Short problem: Repeat the material exactly from its first line to the line that includes "nan = np.nan". Skip pictures.

(Charts and diagrams as code)
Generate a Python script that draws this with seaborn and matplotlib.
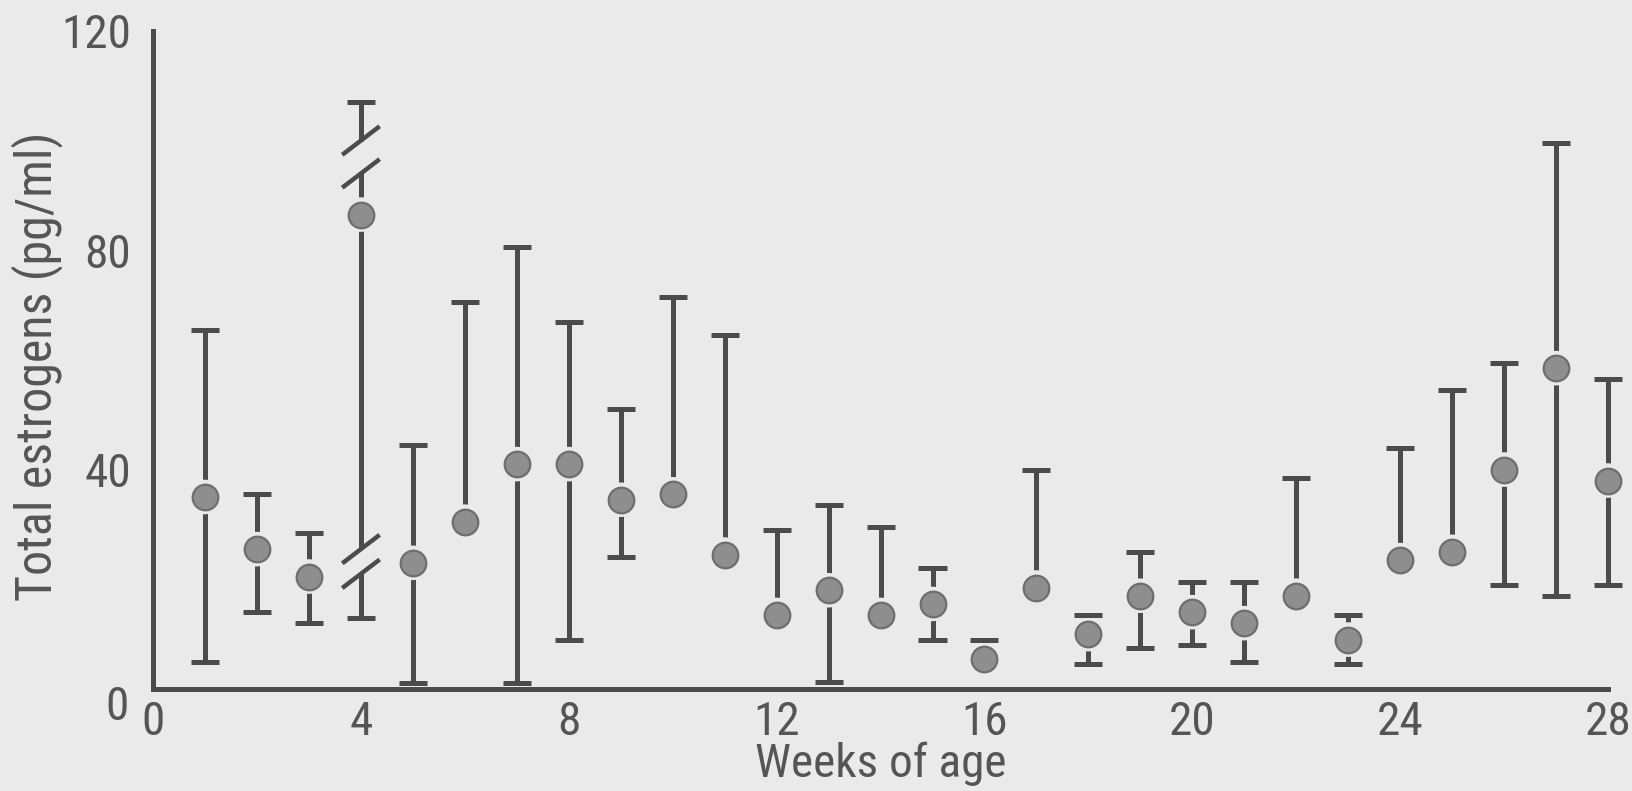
import numpy as np
import pandas as pd
import matplotlib
matplotlib.use("Agg")
import matplotlib.pyplot as plt
import matplotlib.transforms as mtransforms
from matplotlib import font_manager
import seaborn as sns

nan = np.nan

# Weekly total estrogen levels (pg/ml): mean with upper / lower range limits
weeks = list(range(1, 29))
mean = [35, 25.5, 20.5, 86.5, 23, 30.5, 41, 41, 34.5, 35.5, 24.5, 13.5, 18, 13.5,
        15.5, 5.5, 18.5, 10, 17, 14, 12, 17, 9, 23.5, 25, 40, 58.5, 38]
upper = [65.5, 35.5, 28.5, 107, 44.5, 70.5, 80.5, 67, 51, 71.5, 64.5, 29, 33.5, 29.5,
         22, 9, 40, 13.5, 25, 19.5, 19.5, 38.5, 13.5, 44, 54.5, 59.5, 99.5, 56.5]
lower = [5, 14, 12, 13, 1, nan, 1, 9, 24, nan, nan, nan, 1.3, nan,
         9, nan, nan, 4.5, 7.5, 8, 5, nan, 4.5, nan, nan, 19, 17, 19]

# Broken range at week 4 (scale break drawn on both arms)
break_week = 4
break_upper = (94, 100)
break_lower = (21, 25.5)

x_ticks = [0, 4, 8, 12, 16, 20, 24, 28]
x_minor = [2, 6, 10, 14, 18, 22, 26]
y_ticks = [0, 40, 80, 120]

df = pd.DataFrame({"week": weeks, "mean": mean, "upper": upper, "lower": lower})

BG = "#eaeaea"
INK = "#4b4b4b"
TXT = "#555555"
DOT = "#8e8e8e"

sns.set_theme(style="white", rc={"axes.facecolor": BG, "figure.facecolor": BG})

# prefer a narrow sans face if one is installed
names = sorted({f.name for f in font_manager.fontManager.ttflist})
narrow = [n for n in names if ("Narrow" in n or "Condensed" in n) and "Mono" not in n
          and "Serif" not in n]
preferred = ["Liberation Sans Narrow", "Roboto Condensed", "Open Sans Condensed",
             "DejaVu Sans Condensed", "Noto Sans Condensed"]
chosen = next((p for p in preferred if p in narrow), narrow[0] if narrow else None)
stretch = "normal"
if chosen is None:
    chosen = "Roboto"
    stretch = "condensed"
plt.rcParams["font.family"] = [chosen, "DejaVu Sans"]
plt.rcParams["font.stretch"] = stretch
is_narrow = chosen in narrow
FS = 34 if is_narrow else 30

fig = plt.figure(figsize=(16.32, 7.91), dpi=100)
ax = fig.add_axes([0.0938, 0.129, 0.8915, 0.832])
ax.set_xlim(0, 28)
ax.set_ylim(0, 120)

# vertical range bars
segs = []
for w, m, u, l in zip(df["week"], df["mean"], df["upper"], df["lower"]):
    if w == break_week:
        segs += [(w, m, break_upper[0]), (w, break_upper[1], u)]
        if not np.isnan(l):
            segs += [(w, l, break_lower[0]), (w, break_lower[1], m)]
    else:
        segs.append((w, m, u))
        if not np.isnan(l):
            segs.append((w, l, m))
ax.vlines([s[0] for s in segs], [s[1] for s in segs], [s[2] for s in segs],
          color=INK, linewidth=3.6, zorder=2, clip_on=False)

# caps
cap = 0.27
caps_x = list(df["week"]) + list(df.loc[df["lower"].notna(), "week"])
caps_y = list(df["upper"]) + list(df.loc[df["lower"].notna(), "lower"])
ax.hlines(caps_y, np.array(caps_x) - cap, np.array(caps_x) + cap, color=INK,
          linewidth=3.6, zorder=3.5, clip_on=False)

# break slashes
for yb in list(break_upper) + list(break_lower):
    ax.plot([break_week - 0.36, break_week + 0.36], [yb - 2.6, yb + 2.6],
            color=INK, linewidth=3.2, solid_capstyle="butt", zorder=2)

# halo so bars stop short of each point, then the points
sns.scatterplot(data=df, x="week", y="mean", s=620, color=BG, edgecolor="none",
                linewidth=0, zorder=3, ax=ax, clip_on=False, legend=False)
sns.scatterplot(data=df, x="week", y="mean", s=340, color=DOT, edgecolor="#6e6e6e",
                linewidth=1.6, zorder=4, ax=ax, clip_on=False, legend=False)

# axes styling
for side in ["top", "right"]:
    ax.spines[side].set_visible(False)
for side in ["left", "bottom"]:
    ax.spines[side].set_color(INK)
    ax.spines[side].set_linewidth(3.6)
    ax.spines[side].set_capstyle("projecting")

ax.set_xticks(x_ticks)
ax.set_xticks(x_minor, minor=True)
ax.set_yticks(y_ticks)
ax.tick_params(axis="x", which="both", direction="in", length=8, width=4.5,
               color=INK, labelsize=FS, labelcolor=TXT, pad=8)
ax.tick_params(axis="y", direction="in", length=10, width=3.6, color=INK,
               labelsize=FS, labelcolor=TXT, pad=16)
ax.set_xticklabels([str(t) for t in x_ticks])
ax.set_yticklabels([str(t) for t in y_ticks])
# the y-axis zero sits a little below the baseline
ylab0 = ax.get_yticklabels()[0]
ylab0.set_transform(ylab0.get_transform() +
                    mtransforms.ScaledTranslation(-0.02, -0.14, fig.dpi_scale_trans))

ax.set_xlabel("Weeks of age", fontsize=FS, color=TXT, labelpad=-2)
ax.set_ylabel("Total estrogens (pg/ml)", fontsize=FS + 2, color=TXT)
ax.yaxis.set_label_coords(-0.062, 0.49)

fig.savefig("out.png", dpi=100, facecolor=BG)
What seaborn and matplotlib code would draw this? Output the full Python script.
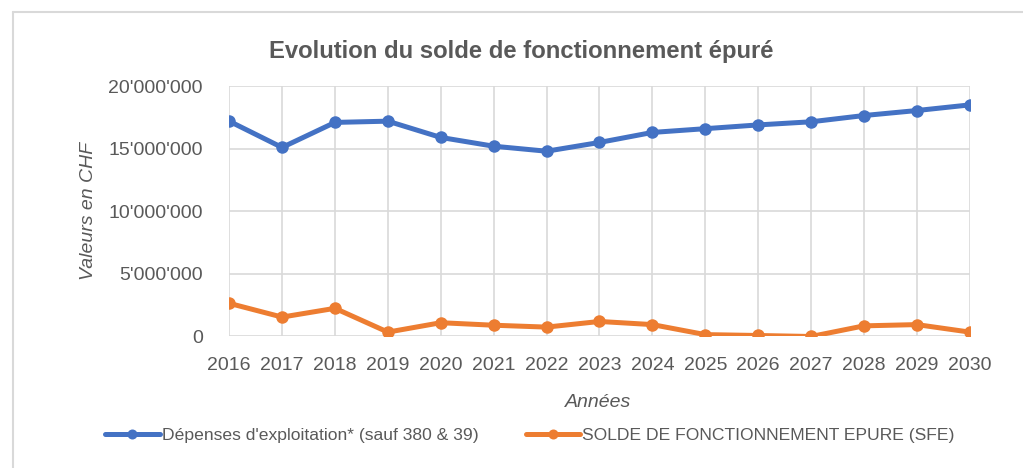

Reply:
Generate a Python script that draws this with seaborn and matplotlib.
import numpy as np
import pandas as pd
import matplotlib
matplotlib.use("Agg")
import matplotlib.pyplot as plt
import matplotlib.transforms as mtransforms
from matplotlib import font_manager
import seaborn as sns

nan = np.nan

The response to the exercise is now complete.